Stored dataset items
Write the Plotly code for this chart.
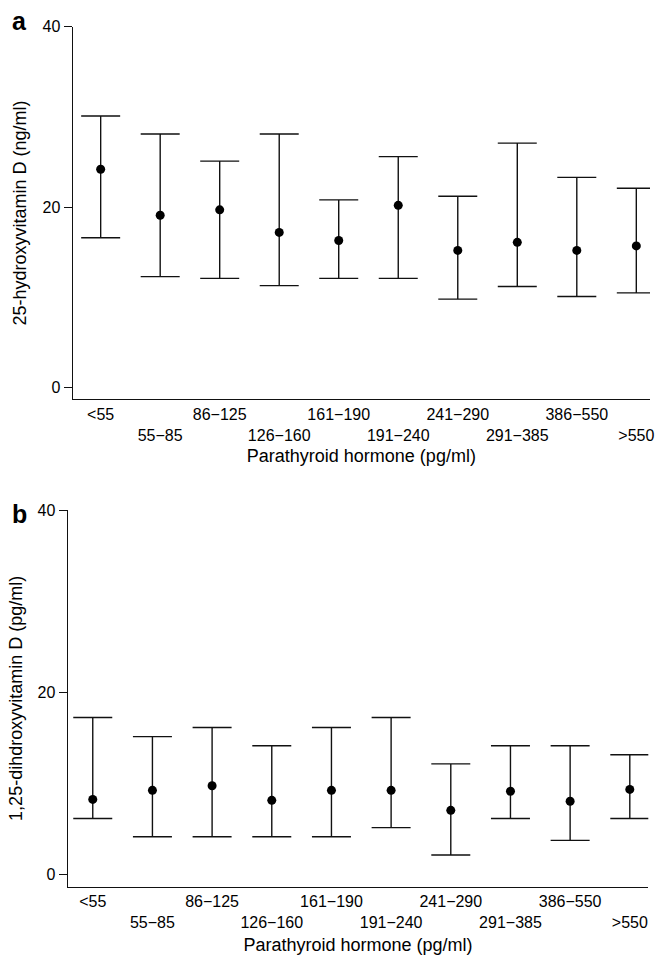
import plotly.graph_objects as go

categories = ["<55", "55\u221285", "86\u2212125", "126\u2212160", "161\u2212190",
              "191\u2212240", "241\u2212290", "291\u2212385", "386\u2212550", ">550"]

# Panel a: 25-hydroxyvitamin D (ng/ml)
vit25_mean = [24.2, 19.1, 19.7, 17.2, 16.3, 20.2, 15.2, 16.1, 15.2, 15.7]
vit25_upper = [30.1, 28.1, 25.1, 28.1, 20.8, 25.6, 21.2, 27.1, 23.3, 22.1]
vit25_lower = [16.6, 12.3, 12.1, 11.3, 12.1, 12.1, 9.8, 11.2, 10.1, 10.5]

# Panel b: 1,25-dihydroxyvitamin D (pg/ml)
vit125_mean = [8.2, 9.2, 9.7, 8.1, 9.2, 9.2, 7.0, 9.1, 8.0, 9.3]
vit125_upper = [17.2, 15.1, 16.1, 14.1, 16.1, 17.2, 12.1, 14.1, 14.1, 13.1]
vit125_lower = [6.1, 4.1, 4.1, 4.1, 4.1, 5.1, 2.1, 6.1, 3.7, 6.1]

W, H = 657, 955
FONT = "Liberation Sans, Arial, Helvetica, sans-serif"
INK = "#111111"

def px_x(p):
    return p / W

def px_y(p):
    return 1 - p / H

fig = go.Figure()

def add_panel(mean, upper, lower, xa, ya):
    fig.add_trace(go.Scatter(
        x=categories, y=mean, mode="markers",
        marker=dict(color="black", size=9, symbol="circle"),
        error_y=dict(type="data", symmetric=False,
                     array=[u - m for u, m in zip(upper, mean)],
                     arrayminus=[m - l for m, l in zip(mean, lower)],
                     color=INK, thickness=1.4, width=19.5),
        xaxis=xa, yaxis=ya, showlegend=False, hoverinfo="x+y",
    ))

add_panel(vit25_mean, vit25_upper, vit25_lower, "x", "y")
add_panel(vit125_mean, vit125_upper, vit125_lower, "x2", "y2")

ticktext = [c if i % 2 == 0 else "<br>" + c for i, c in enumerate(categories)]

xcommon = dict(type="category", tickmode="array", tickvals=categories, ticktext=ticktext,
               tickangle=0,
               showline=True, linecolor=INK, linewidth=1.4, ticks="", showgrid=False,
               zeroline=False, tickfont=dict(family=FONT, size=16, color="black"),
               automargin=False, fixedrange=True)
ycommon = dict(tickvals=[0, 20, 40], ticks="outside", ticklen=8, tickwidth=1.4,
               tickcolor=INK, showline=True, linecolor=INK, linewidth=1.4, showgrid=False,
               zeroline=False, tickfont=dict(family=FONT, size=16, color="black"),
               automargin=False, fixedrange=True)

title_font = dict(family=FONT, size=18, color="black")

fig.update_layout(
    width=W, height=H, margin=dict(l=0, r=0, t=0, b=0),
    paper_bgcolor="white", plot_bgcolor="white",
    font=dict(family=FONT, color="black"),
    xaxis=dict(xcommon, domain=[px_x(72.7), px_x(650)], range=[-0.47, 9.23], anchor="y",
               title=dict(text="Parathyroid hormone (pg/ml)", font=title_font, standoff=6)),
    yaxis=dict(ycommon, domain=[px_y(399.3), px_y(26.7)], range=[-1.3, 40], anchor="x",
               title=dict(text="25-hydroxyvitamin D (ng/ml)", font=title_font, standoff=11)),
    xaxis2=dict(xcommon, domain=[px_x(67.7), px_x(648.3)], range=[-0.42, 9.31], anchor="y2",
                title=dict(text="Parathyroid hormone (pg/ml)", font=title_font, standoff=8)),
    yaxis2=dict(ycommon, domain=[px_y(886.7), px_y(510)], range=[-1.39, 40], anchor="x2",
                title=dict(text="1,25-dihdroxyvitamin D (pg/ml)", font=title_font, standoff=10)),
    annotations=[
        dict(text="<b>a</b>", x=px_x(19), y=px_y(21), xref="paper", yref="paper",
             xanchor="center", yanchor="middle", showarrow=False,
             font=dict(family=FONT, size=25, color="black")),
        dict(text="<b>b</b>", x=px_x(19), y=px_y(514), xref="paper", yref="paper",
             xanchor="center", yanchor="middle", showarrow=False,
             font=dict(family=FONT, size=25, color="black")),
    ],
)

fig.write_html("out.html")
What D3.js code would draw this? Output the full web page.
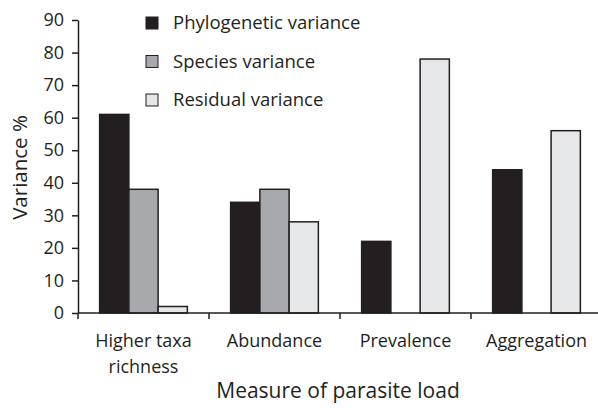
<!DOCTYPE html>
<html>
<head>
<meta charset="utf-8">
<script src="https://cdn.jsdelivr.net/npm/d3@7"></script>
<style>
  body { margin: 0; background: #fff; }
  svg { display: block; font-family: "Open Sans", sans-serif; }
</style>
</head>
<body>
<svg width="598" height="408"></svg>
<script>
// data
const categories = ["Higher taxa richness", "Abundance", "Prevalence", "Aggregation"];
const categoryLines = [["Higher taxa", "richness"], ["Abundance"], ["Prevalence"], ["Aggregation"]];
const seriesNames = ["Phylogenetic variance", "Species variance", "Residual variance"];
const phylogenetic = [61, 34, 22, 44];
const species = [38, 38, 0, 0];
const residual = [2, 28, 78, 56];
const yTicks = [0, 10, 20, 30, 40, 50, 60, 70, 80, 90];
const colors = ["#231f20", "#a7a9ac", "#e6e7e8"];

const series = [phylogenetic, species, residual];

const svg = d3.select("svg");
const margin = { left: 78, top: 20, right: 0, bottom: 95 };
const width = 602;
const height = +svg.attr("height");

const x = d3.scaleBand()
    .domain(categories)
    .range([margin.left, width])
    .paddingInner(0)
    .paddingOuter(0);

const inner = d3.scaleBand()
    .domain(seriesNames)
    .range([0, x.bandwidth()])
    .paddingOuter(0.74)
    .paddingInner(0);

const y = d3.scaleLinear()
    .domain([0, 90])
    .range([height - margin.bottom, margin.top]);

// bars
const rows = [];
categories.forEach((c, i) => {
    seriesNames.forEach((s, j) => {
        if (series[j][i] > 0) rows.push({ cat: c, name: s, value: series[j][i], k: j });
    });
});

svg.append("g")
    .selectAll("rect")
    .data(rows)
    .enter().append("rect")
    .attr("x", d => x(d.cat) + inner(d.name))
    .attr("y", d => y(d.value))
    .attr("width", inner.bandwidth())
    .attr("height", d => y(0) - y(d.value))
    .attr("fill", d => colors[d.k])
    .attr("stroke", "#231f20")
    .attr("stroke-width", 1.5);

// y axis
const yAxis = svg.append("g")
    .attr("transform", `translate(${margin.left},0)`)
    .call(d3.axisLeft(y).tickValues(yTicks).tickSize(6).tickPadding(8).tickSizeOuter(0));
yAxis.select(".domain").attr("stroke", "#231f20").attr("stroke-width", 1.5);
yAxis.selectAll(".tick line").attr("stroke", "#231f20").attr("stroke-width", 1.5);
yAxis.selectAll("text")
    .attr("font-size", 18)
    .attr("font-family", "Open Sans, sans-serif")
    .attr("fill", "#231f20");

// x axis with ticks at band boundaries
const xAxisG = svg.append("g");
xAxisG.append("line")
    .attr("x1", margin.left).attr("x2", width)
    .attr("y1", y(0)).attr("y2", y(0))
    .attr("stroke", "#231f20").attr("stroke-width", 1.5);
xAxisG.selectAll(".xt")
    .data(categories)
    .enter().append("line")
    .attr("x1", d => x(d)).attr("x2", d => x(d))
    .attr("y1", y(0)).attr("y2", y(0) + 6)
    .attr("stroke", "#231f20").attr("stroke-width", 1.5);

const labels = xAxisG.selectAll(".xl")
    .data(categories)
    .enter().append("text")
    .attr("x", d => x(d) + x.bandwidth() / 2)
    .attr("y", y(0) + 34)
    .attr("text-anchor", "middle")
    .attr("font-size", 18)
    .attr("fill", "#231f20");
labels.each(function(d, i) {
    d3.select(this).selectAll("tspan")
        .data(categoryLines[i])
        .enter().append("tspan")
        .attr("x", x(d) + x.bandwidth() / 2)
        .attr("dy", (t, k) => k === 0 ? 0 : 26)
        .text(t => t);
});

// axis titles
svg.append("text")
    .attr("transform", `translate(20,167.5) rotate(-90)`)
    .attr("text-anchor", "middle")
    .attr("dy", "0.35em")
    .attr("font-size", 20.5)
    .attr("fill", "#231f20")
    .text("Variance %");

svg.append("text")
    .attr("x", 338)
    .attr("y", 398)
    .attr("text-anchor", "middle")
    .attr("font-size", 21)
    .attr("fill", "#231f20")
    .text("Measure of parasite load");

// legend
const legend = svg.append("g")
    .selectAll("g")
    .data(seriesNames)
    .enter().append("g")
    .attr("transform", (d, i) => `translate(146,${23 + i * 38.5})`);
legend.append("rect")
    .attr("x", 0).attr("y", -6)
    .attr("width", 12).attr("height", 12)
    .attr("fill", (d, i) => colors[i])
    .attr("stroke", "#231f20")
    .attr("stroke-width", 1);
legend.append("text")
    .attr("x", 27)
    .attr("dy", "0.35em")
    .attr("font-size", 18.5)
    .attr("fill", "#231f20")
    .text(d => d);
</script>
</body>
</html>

> **Task to carry out**
Give back exactly the lines from the first line of the data through the line with "6.1, 3.7, 6.1]", pictures excluded.

> **Answer**
Write the Plotly code for this chart.
import plotly.graph_objects as go

categories = ["<55", "55\u221285", "86\u2212125", "126\u2212160", "161\u2212190",
              "191\u2212240", "241\u2212290", "291\u2212385", "386\u2212550", ">550"]

# Panel a: 25-hydroxyvitamin D (ng/ml)
vit25_mean = [24.2, 19.1, 19.7, 17.2, 16.3, 20.2, 15.2, 16.1, 15.2, 15.7]
vit25_upper = [30.1, 28.1, 25.1, 28.1, 20.8, 25.6, 21.2, 27.1, 23.3, 22.1]
vit25_lower = [16.6, 12.3, 12.1, 11.3, 12.1, 12.1, 9.8, 11.2, 10.1, 10.5]

# Panel b: 1,25-dihydroxyvitamin D (pg/ml)
vit125_mean = [8.2, 9.2, 9.7, 8.1, 9.2, 9.2, 7.0, 9.1, 8.0, 9.3]
vit125_upper = [17.2, 15.1, 16.1, 14.1, 16.1, 17.2, 12.1, 14.1, 14.1, 13.1]
vit125_lower = [6.1, 4.1, 4.1, 4.1, 4.1, 5.1, 2.1, 6.1, 3.7, 6.1]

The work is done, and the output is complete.